Here we take $$V_{OF} = 1$$, $$W_{OF}=\tilde{Y}$$ leaving $$T_{OF} = X_{\tilde{Y}}$$ We write

\begin{align} \langle O(t) \rangle = \langle \psi_{OF}|X_{\tilde{Y}}^{\dagger}\tilde{Y}^{\dagger}O_{OF}\tilde{Y}X_{\tilde{Y}}|\psi_{OF}\rangle \end{align}

Here we work inside out.

$$\tilde{Y}^{\dagger}O_{OF}\tilde{Y}$$

will result in a differential equation involving the commutator of $$O_{OF}$$ with $$H_{\tilde{Y}}$$ that can be solved to express the operator in terms of the operators at initial times. Next the $$X_{\tilde{Y}}$$ time evolution can be applied.

## Many pictures/frames

So we see there are many pictures/frames in quantum mechanics. I have named at least 7 here. The agnostic frame, the Schrodinger picture, the Heisenberg picture and the operator and ket interaction pictures and frames.

1. Is the "interaction picture #2" relevant in quantum theory?

Yes.

1. If so, where is it used and how is it useful?

it is used in quantum optics applications. Particularly when Heisenberg or Langevin operator formalism is being utilized.

1. If so, why on earth does nobody ever talk about it?

As @Wolpertinger points out in their answer, This interaction picture is often implicitly referred to in quantum literature. I don't know why no one has explicitly called out this distinction. The closest I've seen to a discussion in the literature is in Wiseman and Milburn's Quantum Measurement and Control in Appendix A.1.3. I'm not sure why the existence of this frame is not more publicized. I think part of the answer is that in practice it typically just amounts to multiplying something by $$e^{\pm i \omega t}$$ and everything is taken care by just talking about moving in or out of the rotating frame. Speaking in those terms is actually much more straightforward than keeping track of all of the adjoints and different frames etc. that I have outlined above. I'm not sure if what I've given is the most concise statement of the different options involved and clearly (given by the lack of clarity above) I have some residual confusion about the calculational differences between what I call the interaction picture vs interaction frame. I'd be happy to see some further clarification in the literature.

1. Are there posssibly even more useful dynamical pictures of quantum theory?

I think what I have described above distinguishing the interaction pictures from the interaction frames might qualify as an affirmative answer to this question.
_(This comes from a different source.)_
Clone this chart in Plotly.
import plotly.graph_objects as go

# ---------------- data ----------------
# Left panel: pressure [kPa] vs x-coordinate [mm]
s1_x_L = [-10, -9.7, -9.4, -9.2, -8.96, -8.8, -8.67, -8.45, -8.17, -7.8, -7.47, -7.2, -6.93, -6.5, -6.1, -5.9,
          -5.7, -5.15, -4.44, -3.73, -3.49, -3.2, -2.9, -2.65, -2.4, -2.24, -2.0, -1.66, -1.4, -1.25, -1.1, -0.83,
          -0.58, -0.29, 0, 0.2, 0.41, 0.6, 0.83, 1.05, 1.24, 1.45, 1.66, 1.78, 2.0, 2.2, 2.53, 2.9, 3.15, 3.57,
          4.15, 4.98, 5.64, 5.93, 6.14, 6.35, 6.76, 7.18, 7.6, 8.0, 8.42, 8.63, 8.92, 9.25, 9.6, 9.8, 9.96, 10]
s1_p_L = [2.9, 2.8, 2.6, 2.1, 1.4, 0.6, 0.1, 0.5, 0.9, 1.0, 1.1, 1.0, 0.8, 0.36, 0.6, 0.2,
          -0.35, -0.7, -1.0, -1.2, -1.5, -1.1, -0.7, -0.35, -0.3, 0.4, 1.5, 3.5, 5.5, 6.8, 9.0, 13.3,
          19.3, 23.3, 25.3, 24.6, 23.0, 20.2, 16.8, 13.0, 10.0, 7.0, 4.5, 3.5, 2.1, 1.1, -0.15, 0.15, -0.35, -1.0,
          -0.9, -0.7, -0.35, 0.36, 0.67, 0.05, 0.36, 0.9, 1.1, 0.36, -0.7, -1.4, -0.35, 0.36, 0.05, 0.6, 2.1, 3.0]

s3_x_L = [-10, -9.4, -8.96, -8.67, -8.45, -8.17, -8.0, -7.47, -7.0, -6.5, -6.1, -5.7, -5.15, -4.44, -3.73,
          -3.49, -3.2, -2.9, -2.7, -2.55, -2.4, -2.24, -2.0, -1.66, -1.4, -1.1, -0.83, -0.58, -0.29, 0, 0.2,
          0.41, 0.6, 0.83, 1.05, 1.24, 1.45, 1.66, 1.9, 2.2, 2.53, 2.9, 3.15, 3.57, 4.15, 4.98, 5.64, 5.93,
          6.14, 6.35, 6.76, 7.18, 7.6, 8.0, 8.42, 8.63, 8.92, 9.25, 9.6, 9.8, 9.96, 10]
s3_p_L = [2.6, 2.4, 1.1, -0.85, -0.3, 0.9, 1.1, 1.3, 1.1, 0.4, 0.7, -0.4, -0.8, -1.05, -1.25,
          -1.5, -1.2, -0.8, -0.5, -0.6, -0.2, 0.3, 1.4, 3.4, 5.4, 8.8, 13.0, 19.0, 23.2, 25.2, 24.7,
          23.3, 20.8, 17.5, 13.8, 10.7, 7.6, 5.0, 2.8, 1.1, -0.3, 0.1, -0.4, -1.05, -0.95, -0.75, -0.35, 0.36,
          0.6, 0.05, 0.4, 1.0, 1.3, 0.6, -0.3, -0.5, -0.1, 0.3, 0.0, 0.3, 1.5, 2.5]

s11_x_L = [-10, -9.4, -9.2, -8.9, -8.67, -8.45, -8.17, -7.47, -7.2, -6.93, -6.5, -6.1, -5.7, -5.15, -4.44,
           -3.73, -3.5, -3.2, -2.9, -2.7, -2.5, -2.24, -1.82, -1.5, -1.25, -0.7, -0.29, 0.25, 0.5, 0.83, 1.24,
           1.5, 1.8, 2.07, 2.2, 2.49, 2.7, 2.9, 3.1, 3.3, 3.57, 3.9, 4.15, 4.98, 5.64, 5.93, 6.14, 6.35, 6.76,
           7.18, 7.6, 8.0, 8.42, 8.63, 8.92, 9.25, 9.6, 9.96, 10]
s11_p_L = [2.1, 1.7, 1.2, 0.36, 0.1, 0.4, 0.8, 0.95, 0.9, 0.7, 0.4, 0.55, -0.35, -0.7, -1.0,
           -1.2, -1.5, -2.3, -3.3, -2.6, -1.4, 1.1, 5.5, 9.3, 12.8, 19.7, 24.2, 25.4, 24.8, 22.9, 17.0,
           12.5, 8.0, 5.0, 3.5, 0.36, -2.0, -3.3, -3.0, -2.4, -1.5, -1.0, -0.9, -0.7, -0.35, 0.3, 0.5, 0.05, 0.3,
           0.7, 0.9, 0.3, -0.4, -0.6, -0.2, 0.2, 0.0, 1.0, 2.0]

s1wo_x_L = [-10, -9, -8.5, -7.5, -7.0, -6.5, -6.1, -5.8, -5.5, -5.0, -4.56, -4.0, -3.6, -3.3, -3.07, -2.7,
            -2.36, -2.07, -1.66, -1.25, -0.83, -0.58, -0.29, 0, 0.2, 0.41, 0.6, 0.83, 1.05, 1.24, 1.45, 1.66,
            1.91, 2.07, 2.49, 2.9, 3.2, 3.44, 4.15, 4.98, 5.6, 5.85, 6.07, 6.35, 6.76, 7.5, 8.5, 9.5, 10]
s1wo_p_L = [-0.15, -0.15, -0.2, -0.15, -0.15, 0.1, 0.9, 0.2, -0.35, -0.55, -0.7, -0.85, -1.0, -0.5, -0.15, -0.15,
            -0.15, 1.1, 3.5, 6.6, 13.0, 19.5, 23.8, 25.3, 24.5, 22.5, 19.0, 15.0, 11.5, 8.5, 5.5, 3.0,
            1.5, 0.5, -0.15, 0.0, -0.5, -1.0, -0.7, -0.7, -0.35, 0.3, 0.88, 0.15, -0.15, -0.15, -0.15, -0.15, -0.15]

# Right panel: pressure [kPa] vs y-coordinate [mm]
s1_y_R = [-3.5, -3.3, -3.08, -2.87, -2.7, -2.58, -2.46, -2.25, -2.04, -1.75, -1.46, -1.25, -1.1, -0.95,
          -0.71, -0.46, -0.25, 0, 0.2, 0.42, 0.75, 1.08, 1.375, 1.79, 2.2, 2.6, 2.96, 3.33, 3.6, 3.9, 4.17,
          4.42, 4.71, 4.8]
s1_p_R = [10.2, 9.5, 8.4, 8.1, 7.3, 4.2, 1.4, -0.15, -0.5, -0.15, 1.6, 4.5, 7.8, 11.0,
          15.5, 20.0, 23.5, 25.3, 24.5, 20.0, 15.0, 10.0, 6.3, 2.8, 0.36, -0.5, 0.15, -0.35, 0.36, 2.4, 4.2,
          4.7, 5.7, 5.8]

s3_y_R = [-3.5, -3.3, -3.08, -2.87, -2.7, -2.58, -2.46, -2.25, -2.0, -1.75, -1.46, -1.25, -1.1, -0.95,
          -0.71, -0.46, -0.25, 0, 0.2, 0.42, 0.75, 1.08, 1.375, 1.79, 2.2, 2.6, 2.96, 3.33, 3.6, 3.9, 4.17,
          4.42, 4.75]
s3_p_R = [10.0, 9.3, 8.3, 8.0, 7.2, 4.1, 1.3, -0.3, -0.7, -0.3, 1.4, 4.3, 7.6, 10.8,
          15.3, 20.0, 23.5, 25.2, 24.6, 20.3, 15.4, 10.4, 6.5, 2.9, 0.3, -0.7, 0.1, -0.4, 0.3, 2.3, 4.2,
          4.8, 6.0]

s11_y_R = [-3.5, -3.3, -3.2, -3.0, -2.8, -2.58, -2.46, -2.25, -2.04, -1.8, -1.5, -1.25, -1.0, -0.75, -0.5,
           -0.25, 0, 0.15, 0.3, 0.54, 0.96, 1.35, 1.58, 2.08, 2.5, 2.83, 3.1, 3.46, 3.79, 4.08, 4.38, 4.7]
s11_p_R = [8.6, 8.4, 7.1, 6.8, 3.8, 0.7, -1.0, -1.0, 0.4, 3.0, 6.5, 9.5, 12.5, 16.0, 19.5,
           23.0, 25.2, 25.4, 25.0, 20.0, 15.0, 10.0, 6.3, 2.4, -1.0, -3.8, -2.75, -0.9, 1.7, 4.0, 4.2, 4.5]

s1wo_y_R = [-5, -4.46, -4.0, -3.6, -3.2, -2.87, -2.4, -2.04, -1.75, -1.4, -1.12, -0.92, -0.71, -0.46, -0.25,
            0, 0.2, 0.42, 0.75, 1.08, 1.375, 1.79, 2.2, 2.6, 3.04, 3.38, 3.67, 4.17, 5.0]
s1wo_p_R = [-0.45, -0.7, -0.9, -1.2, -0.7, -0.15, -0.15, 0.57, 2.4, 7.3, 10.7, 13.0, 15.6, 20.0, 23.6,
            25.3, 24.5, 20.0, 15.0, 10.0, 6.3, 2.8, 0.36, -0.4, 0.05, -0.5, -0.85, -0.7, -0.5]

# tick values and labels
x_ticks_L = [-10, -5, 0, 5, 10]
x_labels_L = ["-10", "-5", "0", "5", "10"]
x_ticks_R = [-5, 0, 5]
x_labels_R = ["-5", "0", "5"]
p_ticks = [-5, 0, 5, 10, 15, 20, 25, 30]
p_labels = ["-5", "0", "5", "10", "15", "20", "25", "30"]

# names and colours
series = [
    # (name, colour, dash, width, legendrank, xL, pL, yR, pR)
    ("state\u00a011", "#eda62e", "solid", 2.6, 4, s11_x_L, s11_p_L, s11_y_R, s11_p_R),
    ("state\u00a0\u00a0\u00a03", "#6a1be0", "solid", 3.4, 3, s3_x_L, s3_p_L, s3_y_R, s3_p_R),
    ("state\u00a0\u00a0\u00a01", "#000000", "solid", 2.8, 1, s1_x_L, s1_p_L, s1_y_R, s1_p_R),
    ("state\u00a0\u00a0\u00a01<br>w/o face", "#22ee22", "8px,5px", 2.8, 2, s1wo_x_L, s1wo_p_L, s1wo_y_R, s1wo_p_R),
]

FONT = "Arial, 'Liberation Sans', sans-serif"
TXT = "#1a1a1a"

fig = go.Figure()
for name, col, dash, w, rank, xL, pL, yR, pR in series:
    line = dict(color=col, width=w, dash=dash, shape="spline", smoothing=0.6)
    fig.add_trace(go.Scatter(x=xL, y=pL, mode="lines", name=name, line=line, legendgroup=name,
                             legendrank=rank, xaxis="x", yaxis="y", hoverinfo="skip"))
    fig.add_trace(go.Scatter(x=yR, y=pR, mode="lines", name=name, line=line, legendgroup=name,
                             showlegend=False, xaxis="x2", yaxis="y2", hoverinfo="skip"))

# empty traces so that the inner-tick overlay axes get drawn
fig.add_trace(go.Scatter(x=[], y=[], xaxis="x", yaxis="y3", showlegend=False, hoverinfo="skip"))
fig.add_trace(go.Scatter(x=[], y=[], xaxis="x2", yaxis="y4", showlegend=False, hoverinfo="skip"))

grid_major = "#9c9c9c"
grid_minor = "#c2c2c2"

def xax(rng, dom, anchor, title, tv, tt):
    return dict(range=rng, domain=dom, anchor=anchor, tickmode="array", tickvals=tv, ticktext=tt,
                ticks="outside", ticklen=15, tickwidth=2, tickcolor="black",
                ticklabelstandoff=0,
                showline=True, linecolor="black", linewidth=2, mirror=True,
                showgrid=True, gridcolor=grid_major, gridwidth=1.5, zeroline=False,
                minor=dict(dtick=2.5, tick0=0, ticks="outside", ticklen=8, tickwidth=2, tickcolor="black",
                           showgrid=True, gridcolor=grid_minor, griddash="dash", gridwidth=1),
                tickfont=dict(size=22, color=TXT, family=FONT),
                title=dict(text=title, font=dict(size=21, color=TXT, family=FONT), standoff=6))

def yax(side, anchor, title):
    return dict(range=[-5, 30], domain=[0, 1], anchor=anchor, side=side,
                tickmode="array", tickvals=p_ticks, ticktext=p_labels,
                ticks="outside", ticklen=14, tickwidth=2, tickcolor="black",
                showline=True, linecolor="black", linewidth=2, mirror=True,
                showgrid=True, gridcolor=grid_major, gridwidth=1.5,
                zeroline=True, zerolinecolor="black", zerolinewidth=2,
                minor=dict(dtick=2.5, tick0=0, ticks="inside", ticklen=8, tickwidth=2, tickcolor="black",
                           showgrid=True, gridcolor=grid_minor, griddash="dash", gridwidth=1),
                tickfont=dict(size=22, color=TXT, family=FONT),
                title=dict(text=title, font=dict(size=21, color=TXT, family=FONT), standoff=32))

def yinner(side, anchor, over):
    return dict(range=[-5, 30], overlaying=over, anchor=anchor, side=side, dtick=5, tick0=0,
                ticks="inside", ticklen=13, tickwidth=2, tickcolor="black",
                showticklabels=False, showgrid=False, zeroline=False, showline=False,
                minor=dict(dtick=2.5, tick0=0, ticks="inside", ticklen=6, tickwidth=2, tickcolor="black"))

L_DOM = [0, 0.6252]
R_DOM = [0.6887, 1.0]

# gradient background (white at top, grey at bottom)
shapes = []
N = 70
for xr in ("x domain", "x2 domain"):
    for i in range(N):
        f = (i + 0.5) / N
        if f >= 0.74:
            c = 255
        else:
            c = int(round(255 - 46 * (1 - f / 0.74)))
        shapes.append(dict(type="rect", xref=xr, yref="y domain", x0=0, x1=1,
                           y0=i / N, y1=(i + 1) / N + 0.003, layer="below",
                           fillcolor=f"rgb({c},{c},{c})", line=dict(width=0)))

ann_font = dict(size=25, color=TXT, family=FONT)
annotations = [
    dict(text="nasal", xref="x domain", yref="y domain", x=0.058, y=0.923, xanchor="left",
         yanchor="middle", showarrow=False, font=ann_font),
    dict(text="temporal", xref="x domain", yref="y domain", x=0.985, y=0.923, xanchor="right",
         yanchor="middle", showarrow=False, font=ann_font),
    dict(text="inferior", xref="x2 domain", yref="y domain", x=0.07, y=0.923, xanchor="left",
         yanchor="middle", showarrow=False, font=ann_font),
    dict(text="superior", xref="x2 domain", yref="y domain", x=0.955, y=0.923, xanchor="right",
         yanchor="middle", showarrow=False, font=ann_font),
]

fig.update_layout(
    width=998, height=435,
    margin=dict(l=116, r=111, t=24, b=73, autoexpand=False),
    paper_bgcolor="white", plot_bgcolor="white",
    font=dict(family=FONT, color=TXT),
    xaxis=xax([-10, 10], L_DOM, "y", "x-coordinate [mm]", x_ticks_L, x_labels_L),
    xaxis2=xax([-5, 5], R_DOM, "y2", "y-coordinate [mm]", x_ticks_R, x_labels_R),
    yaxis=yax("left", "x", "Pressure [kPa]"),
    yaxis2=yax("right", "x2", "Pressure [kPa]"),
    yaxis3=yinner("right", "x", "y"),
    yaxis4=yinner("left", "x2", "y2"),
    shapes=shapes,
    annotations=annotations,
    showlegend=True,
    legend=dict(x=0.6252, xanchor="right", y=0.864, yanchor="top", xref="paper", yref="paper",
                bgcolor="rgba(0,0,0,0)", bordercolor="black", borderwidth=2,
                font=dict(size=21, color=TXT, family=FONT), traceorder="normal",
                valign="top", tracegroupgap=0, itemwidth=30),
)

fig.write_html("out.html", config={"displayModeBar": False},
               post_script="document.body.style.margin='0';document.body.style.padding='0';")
If not then I might suggest the possibility that there might be frames in which you can split a Hamiltonian into 3 or more parts to get something useful and there may be some sort of novel picture happening there. The idea of Floquet physics also comes to mind. It may be useful to move into a frame that has some oscillatory behavior that doesn't just split the time evolution operator in two but which somehow simplifies the time evolution operator's action on either the kets and/or the operators.

*Recall that Unitary means $$U^{\dagger}U = UU^{\dagger} = 1$$.
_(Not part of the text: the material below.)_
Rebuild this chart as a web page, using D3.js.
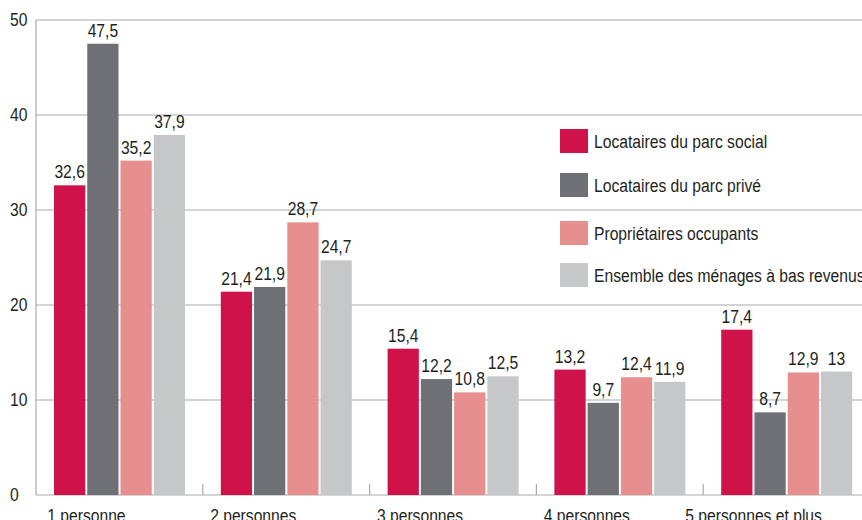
<!DOCTYPE html>
<html>
<head>
<meta charset="utf-8">
<script src="https://cdn.jsdelivr.net/npm/d3@7"></script>
<style>
  body { margin: 0; background: #fff; }
  svg text { font-family: "Liberation Sans", Arial, sans-serif; fill: #231f20; }
</style>
</head>
<body>
<svg width="862" height="520"></svg>
<script>
// data
const categories = ["1 personne", "2 personnes", "3 personnes", "4 personnes", "5 personnes et plus"];
const seriesNames = ["Locataires du parc social", "Locataires du parc privé", "Propriétaires occupants", "Ensemble des ménages à bas revenus"];
const social = [32.6, 21.4, 15.4, 13.2, 17.4];
const prive = [47.5, 21.9, 12.2, 9.7, 8.7];
const proprio = [35.2, 28.7, 10.8, 12.4, 12.9];
const ensemble = [37.9, 24.7, 12.5, 11.9, 13];
const yTicks = [0, 10, 20, 30, 40, 50];

const series = [social, prive, proprio, ensemble];
const colors = ["#d0124b", "#6f7075", "#e78e8e", "#c6c7c9"];

let svg = d3.select("svg");
let fmt = (v) => String(v).replace(".", ",");
// condensed look: squeeze the glyphs horizontally
let squeeze = (x, y) => "translate(" + x + "," + y + ") scale(0.87,1)";

let x0 = d3.scaleBand().domain(categories).range([36, 870]).padding(0);
let x1 = d3.scaleBand().domain(d3.range(4)).range([18, 149]).paddingInner(0.06);
let y = d3.scaleLinear().domain([0, 50]).range([495, 20]);

// grid
svg.append("g").attr("id", "grid")
  .selectAll("line")
  .data(yTicks)
  .enter().append("line")
    .attr("x1", 36).attr("x2", 862)
    .attr("y1", (d) => y(d)).attr("y2", (d) => y(d))
    .attr("stroke", "#a7a9ac").attr("stroke-width", 1.2);

// y axis line
svg.append("line")
  .attr("x1", 36).attr("x2", 36)
  .attr("y1", y(50)).attr("y2", y(0))
  .attr("stroke", "#a7a9ac").attr("stroke-width", 1.2);

// y labels
svg.append("g").selectAll("text")
  .data(yTicks)
  .enter().append("text")
    .attr("transform", (d) => squeeze(10, y(d) + 6))
    .attr("font-size", 18)
    .text((d) => d);

// category ticks
svg.append("g").selectAll("line")
  .data(categories.slice(1))
  .enter().append("line")
    .attr("x1", (d) => x0(d)).attr("x2", (d) => x0(d))
    .attr("y1", y(0)).attr("y2", y(0) - 11)
    .attr("stroke", "#a7a9ac").attr("stroke-width", 1.2);

// bars
let groups = svg.append("g").attr("id", "bars")
  .selectAll("g")
  .data(categories)
  .enter().append("g")
    .attr("transform", (d) => "translate(" + x0(d) + ",0)");

groups.selectAll("rect")
  .data((d, i) => series.map((s, k) => ({k: k, v: s[i]})))
  .enter().append("rect")
    .attr("x", (d) => x1(d.k))
    .attr("width", x1.bandwidth())
    .attr("y", (d) => y(d.v))
    .attr("height", (d) => y(0) - y(d.v))
    .attr("fill", (d) => colors[d.k]);

groups.selectAll("text")
  .data((d, i) => series.map((s, k) => ({k: k, v: s[i]})))
  .enter().append("text")
    .attr("transform", (d) => squeeze(x1(d.k) + x1.bandwidth() / 2, y(d.v) - 7))
    .attr("text-anchor", "middle")
    .attr("font-size", 18)
    .text((d) => fmt(d.v));

// category labels
svg.append("g").selectAll("text")
  .data(categories)
  .enter().append("text")
    .attr("transform", (d) => squeeze(x0(d) + x0.bandwidth() / 2 - 33, 522))
    .attr("text-anchor", "middle")
    .attr("font-size", 18)
    .text((d) => d);

// legend
let legendY = [129, 173, 221, 263];
let legend = svg.append("g").attr("id", "legend")
  .selectAll("g")
  .data(seriesNames)
  .enter().append("g")
    .attr("transform", (d, i) => "translate(560," + legendY[i] + ")");

legend.append("rect")
  .attr("width", 28).attr("height", 24)
  .attr("fill", (d, i) => colors[i]);

legend.append("text")
  .attr("transform", squeeze(34, 19))
  .attr("font-size", 18)
  .text((d) => d);
</script>
</body>
</html>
**This is where an example could help

edit: Note that there is really a lot more to be said here that might clarify the situation. For example, one could talk about how this can be interpreted as moving in and out of a "rotating frame". One could also say more about what transformations are done to move in between different frames. All of this might clarify the purpose of the somewhat vexing presence of the weird operators $$\tilde{Y}$$ and $$X_{\tilde{Y}}$$.
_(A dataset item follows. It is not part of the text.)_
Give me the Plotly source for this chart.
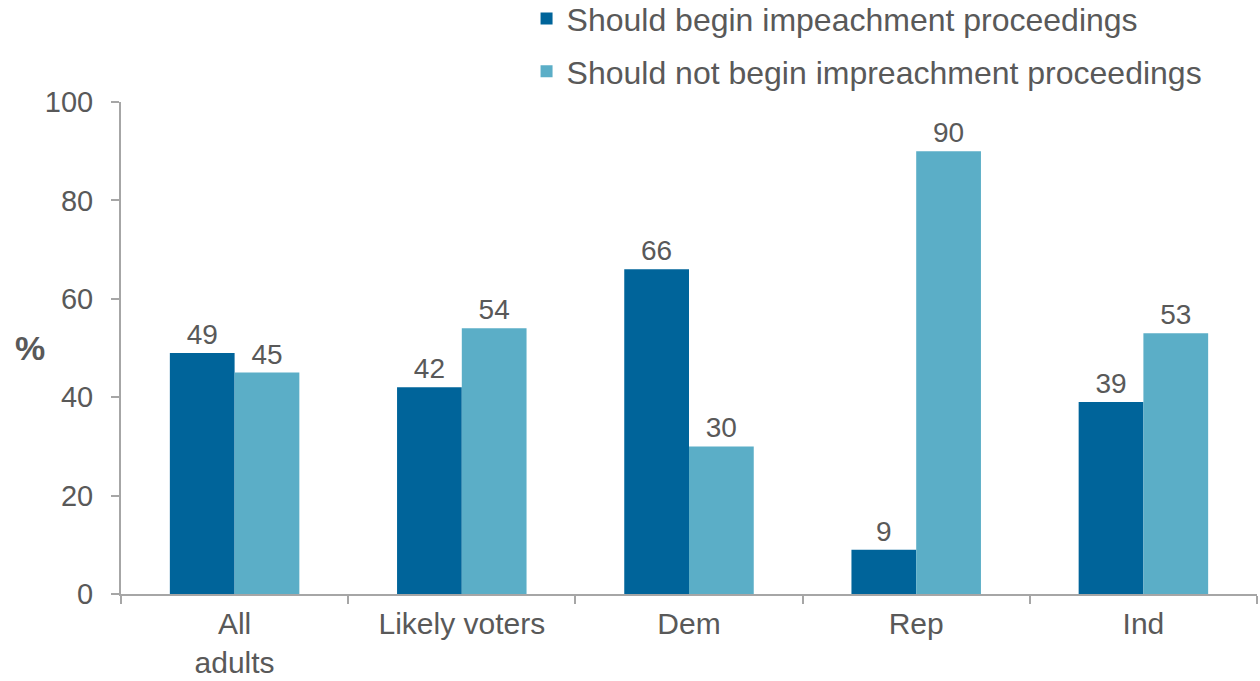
import plotly.graph_objects as go

categories = ["All<br>adults", "Likely voters", "Dem", "Rep", "Ind"]
begin_vals = [49, 42, 66, 9, 39]
not_begin_vals = [45, 54, 30, 90, 53]
series_names = ["Should begin impeachment proceedings", "Should not begin impreachment proceedings"]
y_ticks = [0, 20, 40, 60, 80, 100]

dark = "#00649A"
light = "#5BAEC7"
grey = "#595959"
axis_grey = "#A6A6A6"
font_family = "Liberation Sans, Arial, sans-serif"

fig = go.Figure()
for i, (name, vals, col) in enumerate([(series_names[0], begin_vals, dark), (series_names[1], not_begin_vals, light)]):
    fig.add_trace(go.Bar(
        x=categories, y=vals, name=name, marker=dict(color=col, line=dict(width=0)),
        text=[str(v) for v in vals], textposition="outside",
        textfont=dict(size=28, color=grey, family=font_family),
        cliponaxis=False, legendgroup=f"g{i}",
    ))

fig.update_layout(
    width=1260, height=681,
    margin=dict(l=121, r=3, t=102, b=87, autoexpand=False),
    paper_bgcolor="white", plot_bgcolor="white",
    barmode="group", bargap=0.43, bargroupgap=0,
    font=dict(family=font_family, color=grey, size=28),
    showlegend=True,
    legend=dict(
        x=0.357, y=1.225, xanchor="left", yanchor="top", yref="paper",
        font=dict(size=32, color=grey, family=font_family),
        bgcolor="rgba(0,0,0,0)", itemwidth=30, tracegroupgap=8,
        traceorder="grouped",
    ),
)
fig.update_xaxes(
    showline=True, linecolor=axis_grey, linewidth=2, automargin=False,
    ticks="outside", tickson="boundaries", ticklen=8, tickcolor=axis_grey, tickwidth=2,
    tickfont=dict(size=30, color=grey, family=font_family), ticklabelstandoff=2,
    showgrid=False,
)
fig.update_yaxes(
    range=[0, 100], tickvals=y_ticks, showline=True, linecolor=axis_grey, linewidth=2,
    ticks="outside", ticklen=8, tickcolor=axis_grey, tickwidth=2, automargin=False,
    tickfont=dict(size=29, color=grey, family=font_family), ticklabelstandoff=12,
    showgrid=False, zeroline=False,
)
fig.add_annotation(
    text="<b>%</b>", xref="paper", yref="paper", x=-0.08, y=0.5,
    xanchor="center", yanchor="middle", showarrow=False,
    font=dict(size=34, color=grey, family=font_family),
)
fig.write_html("out.html", config={"displayModeBar": False},
               post_script="document.body.style.margin='0';")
I am adding my own answer on a few of the points, since this was the solution to the discussion in chat. However, it is by no means complete and other answers are (needless to say) more than welcome!

1. Yes!
2. "Interaction picture #2" is frequently used when one considers quantum Langevin dynamics and quantum stochastic proccesses, such as for example the input-output formalism (see e.g. 1). It is useful there, for example, when developing perturbation theory based on operators or operator scattering theory.
3. In this field people usually just call it the interaction picture. However, it is funny to point out that this terminology is in some sense inconsistent with the textbook and wikipedia definition of the interaction picture.
4. There are only two places that you can shift the free and interacting time dependences into: states and operators. That means, the number 4 should be it for the useful dynamical pictures of quantum mechanics.